Sous les termes d'alternance et d'ambivalence, Grignon et Passeron éprouvent l'hypothèse selon laquelle tout symbolisme de classe dominée peut donner lieu à une construction indifférente de l'objet, soit en l'appréhendant dans son autonomie, soit dans son hétéronomie. Double lecture donc, pour un même fait tiré par l'analyse culturelle (qui opère depuis le concept de système et organise l'interprétation des traits culturels de l'objet) ou par l'analyse idéologique (qui opère en interprétant les formations symboliques par référence aux fonctions qu'elles assument dans les rapports de domination). Ainsi on s'achemine vers la connaissance d'une réalité qui résulte de deux logiques comme peut se révéler l'interprétation du texte de Navel cité. Ecrivain issu d'une culture dominée, on trouve dans ce texte à la fois une réaction contre la culture dominante, dont l'expression est ailleurs suspecte car elle stigmatise des impressions d'inspiration "petit bourgeois", tout en revendiquant une autonomie dans ses formes les plus extrêmes ( la liberté du bohémien). On tient là - semble-t-il - un exemple de ce qui peut se prêter au principe d'inversion en terme d'évaluation culturelle dans le cadre d'une confrontation inégale. La dialectique de la mesure tient à l'imperfection de l'ambivalence qui ne présente jamais deux faces parfaitement déterminée à la lecture d'une double analyse. Toujours délicats à mettre en oeuvre, les concepts d'éthos et d'habitus s'affrontent à une réalité qui leur renvoie que l'intériorisation des valeurs dominantes telle quelle ne va pas de soi. " Mais il ne suffit pas de décrire les résistances que rencontre l'imposition des valeurs dominantes et de constater que les attitudes populaires ne se réduisent presque jamais à l'acceptation passive. L'inversion des valeurs dominantes est encore un processus qui s'affronte de trop près à l'action de domination symbolique pour rendre compte de tout ce par quoi une culture populaire échappe à l'imposition de la légitimité culturelle" .
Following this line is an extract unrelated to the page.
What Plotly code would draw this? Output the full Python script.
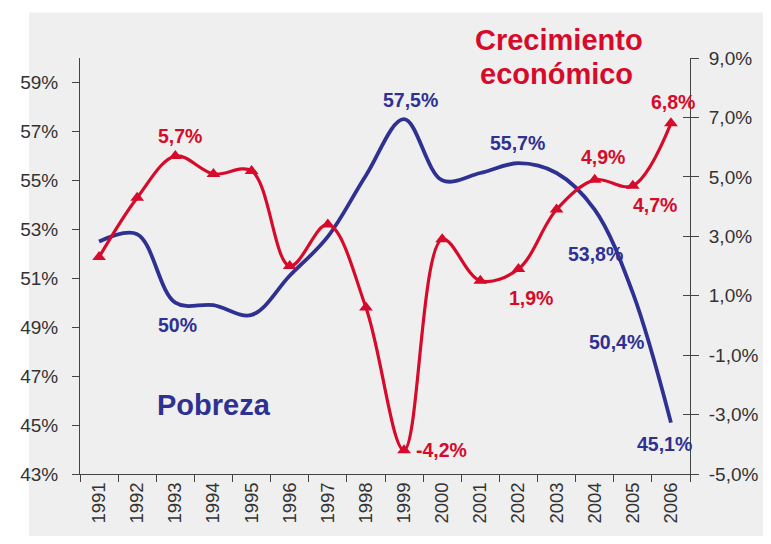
import plotly.graph_objects as go

years = [str(y) for y in range(1991, 2007)]
pobreza = [52.5, 52.8, 50.0, 49.9, 49.5, 51.1, 52.7, 55.2, 57.5, 55.0, 55.3, 55.7, 55.3, 53.8, 50.4, 45.1]
crecimiento = [2.3, 4.3, 5.7, 5.1, 5.2, 2.0, 3.4, 0.6, -4.2, 2.9, 1.5, 1.9, 3.9, 4.9, 4.7, 6.8]

left_ticks = [43, 45, 47, 49, 51, 53, 55, 57, 59]
left_text = [f"{v}%" for v in left_ticks]
right_ticks = [-5, -3, -1, 1, 3, 5, 7, 9]
right_text = [f"{v:.1f}%".replace(".", ",") for v in right_ticks]

BLUE = "#2e3192"
RED = "#d60a2a"
AXC = "#444444"
TXT = "#333333"
BG = "#efefef"
FONT = "Liberation Sans, Arial, sans-serif"

# figure size and measured figure->picture mapping
W, H = 763, 528
AX, BX = 0.967, 21.4
AY, BY = 0.983, 8.7

def fig_x(p):
    return (p - BX) / AX

def fig_y(p):
    return (p - BY) / AY

ml = fig_x(74)
pw = fig_x(692) - ml
mr = W - ml - pw
mt = fig_y(58)
ph = fig_y(472) - mt
mb = H - mt - ph

def paper_x_fig(f):
    return (f - ml) / pw

def paper_y_fig(f):
    return (H - mb - f) / ph

def paper_x(p):
    return paper_x_fig(fig_x(p))

def paper_y(p):
    return paper_y_fig(fig_y(p))

fig = go.Figure()
fig.add_trace(go.Scatter(x=years, y=pobreza, mode="lines", line=dict(color=BLUE, width=3.8, shape="spline"),
                         yaxis="y", showlegend=False))
fig.add_trace(go.Scatter(x=years, y=crecimiento, mode="lines+markers",
                         line=dict(color=RED, width=3.2, shape="spline"),
                         marker=dict(symbol="triangle-up", size=12, color=RED),
                         yaxis="y2", showlegend=False))
# carrier for the inner half of the right-axis ticks
fig.add_trace(go.Scatter(x=[years[0]], y=[None], yaxis="y3", showlegend=False, hoverinfo="skip"))

lab_font = dict(family=FONT, size=19.5, color=RED)
blab_font = dict(family=FONT, size=19.5, color=BLUE)

annotations = []
red_labels = [("1993", "5,7%", 5, 20), ("1999", "-4,2%", 36, 0), ("2002", "1,9%", 12, -29),
              ("2004", "4,9%", 8, 22), ("2005", "4,7%", 21, -19), ("2006", "6,8%", 2, 21)]
for yr, t, dx, dy in red_labels:
    i = years.index(yr)
    annotations.append(dict(x=i, y=crecimiento[i], xref="x", yref="y2", text=f"<b>{t}</b>", showarrow=False,
                            xanchor="center", yanchor="middle", xshift=dx / AX, yshift=dy / AY, font=lab_font))
blue_labels = [("1993", "50%", 2, -22), ("1999", "57,5%", 6, 19), ("2002", "55,7%", -1, 20),
               ("2004", "53,8%", 1, -44), ("2005", "50,4%", -16, -48), ("2006", "45,1%", -6, -21)]
for yr, t, dx, dy in blue_labels:
    i = years.index(yr)
    annotations.append(dict(x=i, y=pobreza[i], xref="x", yref="y", text=f"<b>{t}</b>", showarrow=False,
                            xanchor="center", yanchor="middle", xshift=dx / AX, yshift=dy / AY, font=blab_font))

big = 29
annotations.append(dict(x=paper_x(210), y=paper_y(403), xref="paper", yref="paper", text="<b>Pobreza</b>",
                        xanchor="center", yanchor="middle", showarrow=False,
                        font=dict(family=FONT, size=big, color=BLUE)))
annotations.append(dict(x=paper_x(559), y=paper_y(40), xref="paper", yref="paper", text="<b>Crecimiento</b>",
                        xanchor="center", yanchor="middle", showarrow=False,
                        font=dict(family=FONT, size=big, color=RED)))
annotations.append(dict(x=paper_x(557), y=paper_y(74), xref="paper", yref="paper", text="<b>económico</b>",
                        xanchor="center", yanchor="middle", showarrow=False,
                        font=dict(family=FONT, size=big, color=RED)))

tickfont = dict(family=FONT, size=19, color=TXT)
xtickfont = dict(family=FONT, size=18.5, color=TXT)

fig.update_layout(
    width=W, height=H,
    margin=dict(l=ml, r=mr, t=mt, b=mb, pad=0),
    paper_bgcolor="white",
    plot_bgcolor="rgba(0,0,0,0)",
    xaxis=dict(type="category", categoryorder="array", categoryarray=years, tickson="boundaries",
               ticks="outside", ticklen=7, tickcolor=AXC, showline=True, linecolor=AXC, linewidth=1,
               tickangle=-90, tickfont=xtickfont, showgrid=False, zeroline=False,
               range=[-0.5, 15.5]),
    yaxis=dict(range=[43, 60], tickvals=left_ticks, ticktext=left_text, ticks="outside", ticklen=7,
               tickcolor=AXC, showline=True, linecolor=AXC, linewidth=1, tickfont=tickfont,
               showgrid=False, zeroline=False, ticklabelstandoff=10),
    yaxis2=dict(range=[-5, 9], tickvals=right_ticks, ticktext=right_text, overlaying="y", side="right",
                ticks="outside", ticklen=8, tickcolor=AXC, showline=True, linecolor=AXC, linewidth=1,
                tickfont=tickfont, showgrid=False, zeroline=False, ticklabelstandoff=6, anchor="x"),
    yaxis3=dict(range=[-5, 9], tickvals=right_ticks, overlaying="y", side="right", ticks="inside",
                ticklen=7, tickcolor=AXC, showticklabels=False, showgrid=False, zeroline=False,
                showline=False, anchor="x"),
    annotations=annotations,
    shapes=[dict(type="rect", xref="paper", yref="paper", layer="below",
                 x0=paper_x_fig(1), x1=paper_x_fig(792), y0=paper_y_fig(572), y1=paper_y_fig(4),
                 fillcolor=BG, line=dict(width=0))],
)

fig.write_html("out.html")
La vigilance est toujours de rigueur car la fausse résistance populaire à la culture dominante si elle revêt des traits d'un autonomisation n'est souvent qu'une production exacerbée des groupes qui paraissent le plus sous le joug de la domination.
Alternativement culture d'acceptation et culture de dénégation, le fonctionnement des cultures populaires s'appréhende à travers des traits et des comportements non exclusifs obligatoirement, "ni purement autonomes, ni purement réactifs". Le fait de procéder comme le fait Labov à une inversion de la polarité symbolique, pour saisir une culture par la description d'une réalité déconnectée à la fois d'une approche éthnocentrique en épinglant simultanément les travers d'une démarche légitimiste, nous fournit un exemple caractéristique d'objectivation, de mise en oeuvre de procédures d'enquête contrôlées qui fondent concrètement les actes du travail sociologiques. Parmi les vigilances sur lesquelles il est bon de se tenir sur ses gardes, est celle de la compétence effective déployée autour d'un objet d'enquête dont on attend de lui qu'il s'exprime. "Le terrain et les conditions dans lesquels on choisit de mesurer une performance culturelle, verbale ou logique, anticipe déjà le degré de compétence qu'on finira par mesurer" . Nécessaire donc la conscience qui lie la construction de l'objet, et, en l'occurrence la manière dont on prend le parti d'interroger le réel et consécutivement le sens qu'y prennent les réponses que l'on enregistre notamment sur le terrain de la sociologie de la culture ou même "la théorie relativiste peut encore faire des coups légitimistes sans le savoir". La problématique de l"alternance entre la logique de l'autonomie ou la référence à la domination, lorsqu'elle est appliquée à bon escient présente l'avantage au sein de l'enquête de poser clairement "les tâches du repérage et de l'observation empiriques". Il n'en demeure pas moins sensible, quelque soit la perspective envisagée pour aborder les classes populaires, alternativiste ou ambivalence, de savoir si ce qu'elles vont livrer correspond adéquatement à ce que ces cultures recèlent intégralement.
"La raréfaction de l'information pertinente va de pair avec l'indifférence aux différences, aux variations et aux oppositions dont la connaissance permettrait seule de construire l'espace social des goûts populaires" . Les déclinaisons de cet éthnocentrisme qu'est le dominocentrisme intervient couramment dans la perception voire la description des goûts populaires. Elles conduisent souvent à une vision homogène des classes populaires - morphologiquement comme chez Halbwachs - ce qui a pour résultat de renforcer l'appauvrissement descriptif dont elles sont déjà amputées. C'est pourquoi Grignon propose une transposition analogique de distinctions renversant ainsi le schéma pyramidal des stratifications sociales pour non seulement mettre en évidence une série de différences originellement invisibles, mais leur mode de production dans les classes populaires. Il est ainsi possible, pour raffiner la description, d'esquisser les composantes logiques de capital social, culturel, économique, qu'on emploie généralement pour la description des classes dominantes. Ce à quoi on peut objecter une dérive dominomorphiste. Ce dominomorphisme représente une composante nécessaire à Grignon pour rompre avec les schèmes légitimistes et notamment lorsqu'ils opposent goût de nécessité chez les cultures populaires et goûts de liberté chez les cultures dominantes. (Bourdieu est directement visé!) sous prétexte de rétablir une lecture continue de l'espace social et symbolique. D'où une prescription vigilante de la notion de goût.
Les arguments rassemblés tout le long de l'ouvrage offrent de bons motifs à rompre avec les reliquats de naïveté qui nous feraient percevoir une culture dans ses formes homogènes ou monolithiques. Difficile d'envisager une quelconque économie dans le traitement des objets de la culture qui demandent d'activer sans cesse la discrimination entre l'artificiel et le véridique portant à une minutieuse confrontation entre lecture légitimiste et lecture relativiste, confrontation qui reste le prix d'une fécondité effective dans la description des faits.